> WORK TO BE COMPLETED
Write out the listing below without alteration, omitting its pictures.

> RAW DATA
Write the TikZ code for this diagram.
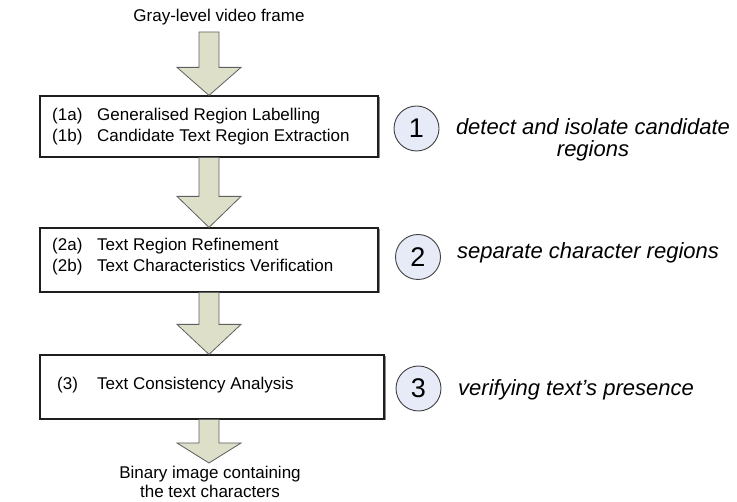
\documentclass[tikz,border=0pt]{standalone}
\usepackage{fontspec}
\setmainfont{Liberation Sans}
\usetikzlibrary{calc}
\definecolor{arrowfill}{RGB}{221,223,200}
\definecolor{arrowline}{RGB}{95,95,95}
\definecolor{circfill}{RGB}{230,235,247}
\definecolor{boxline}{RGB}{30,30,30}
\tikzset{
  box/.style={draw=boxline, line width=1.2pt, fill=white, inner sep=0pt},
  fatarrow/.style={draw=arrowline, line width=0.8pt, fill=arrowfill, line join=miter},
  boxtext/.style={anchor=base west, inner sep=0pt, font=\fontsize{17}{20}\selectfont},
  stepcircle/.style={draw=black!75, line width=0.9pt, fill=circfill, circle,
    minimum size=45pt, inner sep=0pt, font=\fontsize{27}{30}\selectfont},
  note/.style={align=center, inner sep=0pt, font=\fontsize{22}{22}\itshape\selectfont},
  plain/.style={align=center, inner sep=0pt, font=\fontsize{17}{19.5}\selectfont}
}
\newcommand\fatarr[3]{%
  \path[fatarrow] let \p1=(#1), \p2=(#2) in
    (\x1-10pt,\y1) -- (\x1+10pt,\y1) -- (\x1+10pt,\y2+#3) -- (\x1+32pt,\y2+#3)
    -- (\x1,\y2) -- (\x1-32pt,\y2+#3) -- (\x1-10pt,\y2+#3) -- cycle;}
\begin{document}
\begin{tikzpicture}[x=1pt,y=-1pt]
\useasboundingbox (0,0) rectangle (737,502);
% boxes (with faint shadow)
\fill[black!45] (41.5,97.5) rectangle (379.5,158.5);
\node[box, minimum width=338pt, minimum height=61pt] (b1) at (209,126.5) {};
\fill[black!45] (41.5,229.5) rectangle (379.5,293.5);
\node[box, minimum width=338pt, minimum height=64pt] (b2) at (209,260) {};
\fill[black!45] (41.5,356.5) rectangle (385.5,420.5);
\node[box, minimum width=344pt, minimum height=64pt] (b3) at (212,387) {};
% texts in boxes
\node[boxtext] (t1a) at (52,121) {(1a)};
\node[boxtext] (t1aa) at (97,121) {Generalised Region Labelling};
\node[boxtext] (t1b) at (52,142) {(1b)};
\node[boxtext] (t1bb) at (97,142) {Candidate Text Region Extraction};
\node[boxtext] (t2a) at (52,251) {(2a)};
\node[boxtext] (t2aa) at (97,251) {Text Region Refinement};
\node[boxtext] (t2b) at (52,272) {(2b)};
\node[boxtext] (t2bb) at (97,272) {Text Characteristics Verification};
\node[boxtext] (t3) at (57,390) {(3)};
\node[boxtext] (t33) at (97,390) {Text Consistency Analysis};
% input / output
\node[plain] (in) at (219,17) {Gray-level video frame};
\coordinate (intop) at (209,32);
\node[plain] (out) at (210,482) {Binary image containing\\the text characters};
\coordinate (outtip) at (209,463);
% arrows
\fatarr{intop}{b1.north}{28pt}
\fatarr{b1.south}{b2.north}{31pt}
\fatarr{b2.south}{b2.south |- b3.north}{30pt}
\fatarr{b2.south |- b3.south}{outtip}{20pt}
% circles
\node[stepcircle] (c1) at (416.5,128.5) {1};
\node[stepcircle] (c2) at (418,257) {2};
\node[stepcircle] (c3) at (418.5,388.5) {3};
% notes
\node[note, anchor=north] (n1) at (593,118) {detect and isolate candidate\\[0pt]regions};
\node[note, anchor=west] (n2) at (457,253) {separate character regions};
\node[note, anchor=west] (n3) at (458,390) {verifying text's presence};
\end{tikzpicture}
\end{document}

> SOLVED EXERCISE
Write the TikZ code for this diagram.
\documentclass[tikz,border=0pt]{standalone}
\usepackage{fontspec}
\setmainfont{Liberation Sans}
\usetikzlibrary{calc}
\definecolor{arrowfill}{RGB}{221,223,200}
\definecolor{arrowline}{RGB}{95,95,95}
\definecolor{circfill}{RGB}{230,235,247}
\definecolor{boxline}{RGB}{30,30,30}
\tikzset{
  box/.style={draw=boxline, line width=1.2pt, fill=white, inner sep=0pt},
  fatarrow/.style={draw=arrowline, line width=0.8pt, fill=arrowfill, line join=miter},
  boxtext/.style={anchor=base west, inner sep=0pt, font=\fontsize{17}{20}\selectfont},
  stepcircle/.style={draw=black!75, line width=0.9pt, fill=circfill, circle,
    minimum size=45pt, inner sep=0pt, font=\fontsize{27}{30}\selectfont},
  note/.style={align=center, inner sep=0pt, font=\fontsize{22}{22}\itshape\selectfont},
  plain/.style={align=center, inner sep=0pt, font=\fontsize{17}{19.5}\selectfont}
}
\newcommand\fatarr[3]{%
  \path[fatarrow] let \p1=(#1), \p2=(#2) in
    (\x1-10pt,\y1) -- (\x1+10pt,\y1) -- (\x1+10pt,\y2+#3) -- (\x1+32pt,\y2+#3)
    -- (\x1,\y2) -- (\x1-32pt,\y2+#3) -- (\x1-10pt,\y2+#3) -- cycle;}
\begin{document}
\begin{tikzpicture}[x=1pt,y=-1pt]
\useasboundingbox (0,0) rectangle (737,502);
% boxes (with faint shadow)
\fill[black!45] (41.5,97.5) rectangle (379.5,158.5);
\node[box, minimum width=338pt, minimum height=61pt] (b1) at (209,126.5) {};
\fill[black!45] (41.5,229.5) rectangle (379.5,293.5);
\node[box, minimum width=338pt, minimum height=64pt] (b2) at (209,260) {};
\fill[black!45] (41.5,356.5) rectangle (385.5,420.5);
\node[box, minimum width=344pt, minimum height=64pt] (b3) at (212,387) {};
% texts in boxes
\node[boxtext] (t1a) at (52,121) {(1a)};
\node[boxtext] (t1aa) at (97,121) {Generalised Region Labelling};
\node[boxtext] (t1b) at (52,142) {(1b)};
\node[boxtext] (t1bb) at (97,142) {Candidate Text Region Extraction};
\node[boxtext] (t2a) at (52,251) {(2a)};
\node[boxtext] (t2aa) at (97,251) {Text Region Refinement};
\node[boxtext] (t2b) at (52,272) {(2b)};
\node[boxtext] (t2bb) at (97,272) {Text Characteristics Verification};
\node[boxtext] (t3) at (57,390) {(3)};
\node[boxtext] (t33) at (97,390) {Text Consistency Analysis};
% input / output
\node[plain] (in) at (219,17) {Gray-level video frame};
\coordinate (intop) at (209,32);
\node[plain] (out) at (210,482) {Binary image containing\\the text characters};
\coordinate (outtip) at (209,463);
% arrows
\fatarr{intop}{b1.north}{28pt}
\fatarr{b1.south}{b2.north}{31pt}
\fatarr{b2.south}{b2.south |- b3.north}{30pt}
\fatarr{b2.south |- b3.south}{outtip}{20pt}
% circles
\node[stepcircle] (c1) at (416.5,128.5) {1};
\node[stepcircle] (c2) at (418,257) {2};
\node[stepcircle] (c3) at (418.5,388.5) {3};
% notes
\node[note, anchor=north] (n1) at (593,118) {detect and isolate candidate\\[0pt]regions};
\node[note, anchor=west] (n2) at (457,253) {separate character regions};
\node[note, anchor=west] (n3) at (458,390) {verifying text's presence};
\end{tikzpicture}
\end{document}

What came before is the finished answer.